Yeah yeah. Josh really isn’t that good. Look for him to finish sandwiched in between Peconic Jeff and myself. Yeah. Mr. Angulo went on with the nice talk:
“I'm really thankful for the open arms reception I've been getting in the whole east coast watersports scene and I hope I'm able to give back some of my " Aloha" from Hawaii and "morabeza" from Cabo Verde. From what I've seen and experienced thus far the East Coast already has plenty of both.”
Just wait until he finds himself between George Marr and Pete Roesch!
(The fourth annual East Coast Windsurfing Festival takes place this weekend at Heckscher Park. Sign up now, join the fun, sail with friends and welcome Josh Angulo to Long Island! Angulo photo courtesy PWA/John Carter)
After a windsurfingless May ("you missed the one good day," Jon said. "This is a SUP blog," nagged Horse Joe) I found myself driving down Sebonac Inlet road watching sand blow across the road. Oh yeah! Put the 4.5 on 77 liters of joy and off I went. Mike Burns and Ryan were already on the water, and soon the place was hopping.

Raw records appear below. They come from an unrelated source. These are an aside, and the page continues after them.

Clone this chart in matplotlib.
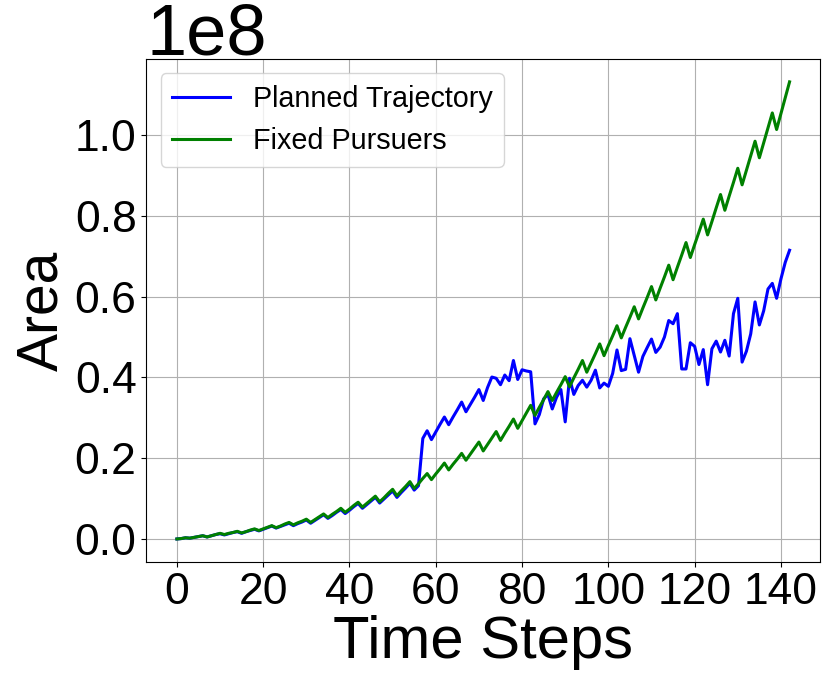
import matplotlib
matplotlib.use("Agg")
import matplotlib.pyplot as plt
import numpy as np

plt.rcParams['font.family'] = ['Liberation Sans', 'DejaVu Sans']

time_steps = list(range(143))

planned_trajectory = [
    0.000, 0.001, 0.003, 0.002, 0.004, 0.006, 0.008, 0.005, 0.008, 0.011,
    0.013, 0.010, 0.013, 0.016, 0.018, 0.014, 0.018, 0.021, 0.024, 0.020,
    0.024, 0.028, 0.032, 0.027, 0.031, 0.035, 0.039, 0.033, 0.038, 0.042,
    0.047, 0.039, 0.046, 0.053, 0.060, 0.051, 0.058, 0.066, 0.073, 0.063,
    0.071, 0.080, 0.088, 0.076, 0.085, 0.094, 0.103, 0.089, 0.099, 0.109,
    0.119, 0.103, 0.115, 0.126, 0.138, 0.121, 0.132, 0.249, 0.268, 0.246,
    0.265, 0.284, 0.302, 0.283, 0.302, 0.320, 0.339, 0.315, 0.333, 0.351,
    0.370, 0.343, 0.375, 0.401, 0.398, 0.382, 0.406, 0.392, 0.442, 0.395,
    0.419, 0.416, 0.414, 0.285, 0.308, 0.347, 0.358, 0.322, 0.351, 0.370,
    0.290, 0.398, 0.358, 0.380, 0.393, 0.376, 0.393, 0.418, 0.374, 0.386,
    0.378, 0.410, 0.468, 0.417, 0.420, 0.496, 0.454, 0.413, 0.452, 0.474,
    0.495, 0.462, 0.475, 0.500, 0.541, 0.533, 0.558, 0.421, 0.421, 0.486,
    0.477, 0.432, 0.469, 0.382, 0.471, 0.490, 0.463, 0.492, 0.453, 0.558,
    0.596, 0.438, 0.465, 0.508, 0.587, 0.530, 0.565, 0.619, 0.633, 0.596,
    0.644, 0.685, 0.715,
]

fixed_pursuers = [
    0.000, 0.001, 0.003, 0.002, 0.004, 0.006, 0.008, 0.005, 0.008, 0.011,
    0.014, 0.011, 0.014, 0.016, 0.019, 0.015, 0.018, 0.022, 0.025, 0.021,
    0.025, 0.029, 0.033, 0.028, 0.032, 0.037, 0.041, 0.035, 0.040, 0.044,
    0.049, 0.041, 0.048, 0.055, 0.062, 0.053, 0.061, 0.068, 0.076, 0.066,
    0.074, 0.083, 0.091, 0.079, 0.088, 0.097, 0.106, 0.092, 0.102, 0.113,
    0.123, 0.107, 0.119, 0.130, 0.142, 0.125, 0.137, 0.150, 0.162, 0.147,
    0.161, 0.174, 0.188, 0.171, 0.185, 0.198, 0.212, 0.195, 0.210, 0.225,
    0.240, 0.218, 0.234, 0.250, 0.266, 0.244, 0.262, 0.279, 0.297, 0.274,
    0.293, 0.312, 0.331, 0.306, 0.326, 0.345, 0.365, 0.343, 0.363, 0.382,
    0.402, 0.377, 0.399, 0.420, 0.442, 0.413, 0.436, 0.459, 0.483, 0.454,
    0.479, 0.503, 0.528, 0.498, 0.524, 0.549, 0.575, 0.545, 0.572, 0.598,
    0.625, 0.592, 0.621, 0.649, 0.678, 0.642, 0.673, 0.703, 0.734, 0.697,
    0.729, 0.760, 0.792, 0.753, 0.786, 0.820, 0.853, 0.814, 0.849, 0.883,
    0.918, 0.877, 0.913, 0.949, 0.985, 0.944, 0.981, 1.018, 1.055, 1.014,
    1.053, 1.093, 1.132,
]

x_ticks = [0, 20, 40, 60, 80, 100, 120, 140]
y_ticks = [0.0, 0.2, 0.4, 0.6, 0.8, 1.0]

scale = 1e8
planned = np.array(planned_trajectory) * scale
fixed = np.array(fixed_pursuers) * scale

fig = plt.figure(figsize=(8.31, 6.86), dpi=100)
ax = fig.add_axes([0.176, 0.181, 0.811, 0.733])

ax.plot(time_steps, planned, color='blue', linewidth=2.2, label='Planned Trajectory')
ax.plot(time_steps, fixed, color='green', linewidth=2.2, label='Fixed Pursuers')

ax.set_xticks(x_ticks)
ax.set_yticks(np.array(y_ticks) * scale)
ax.set_xlabel('Time Steps', fontsize=43, labelpad=2)
ax.set_ylabel('Area', fontsize=41)
ax.tick_params(axis='both', labelsize=32)
ax.yaxis.get_offset_text().set_fontsize(52)
ax.grid(True)
ax.legend(loc='upper left', fontsize=20.7)

fig.savefig('out.png', dpi=100)
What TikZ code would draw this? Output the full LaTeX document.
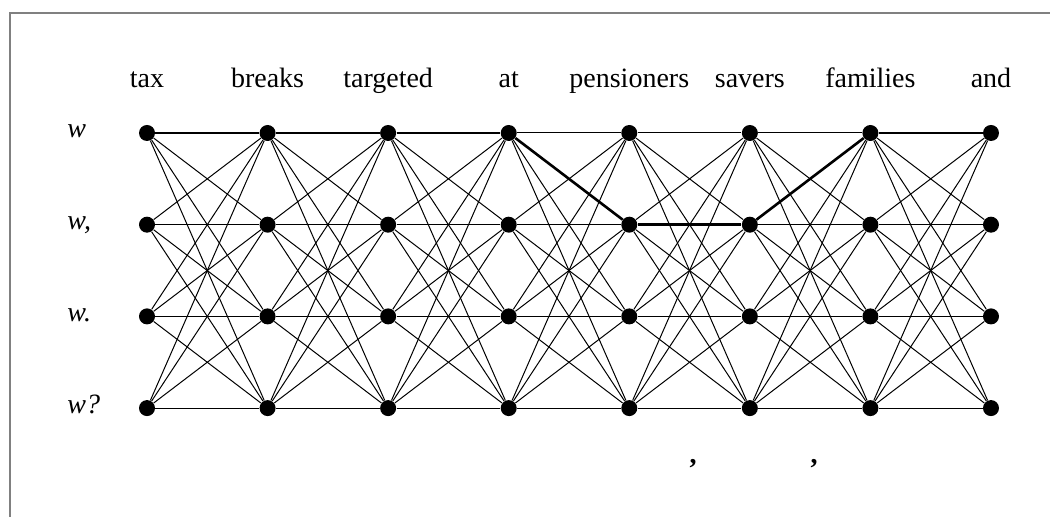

The wind was up and down, though. After about 45 minutes I found myself getting blown off the water, as did Scott. Came in to rig down, when Hulse interviewed me for information on conditions as he prepared to rig:
Hulse: How is it out there?
Me: Windy.
Hulse: It's windy? Thank you very much. That's useful.
I then informed him I'd be rigging my 4.0. But by the time the 4.0 was amasted, the wind had adied. 5.3 and a big board, many of us groaned. And while his lordship Mike Burns was still making it work (looked like a 3.7 on a 100 liter freestyle board...he was throwing switch stance funnels, which begin with duck jibe handwork to planing backwinded, and then he start doing stuff) the rest of us needed to go bigger. I ended up on a 5.3 and 93 liter FSW, sailing until my out-of-windsurfing-shape arms suggested calling it a day...a day that included Peconic Jeff, Lord Scotworth, Bill and Hulse (who came to windsurf but ended up a-kiting when the wind dropped) Jan, Bruce, Diane, and a few I'm forgetting.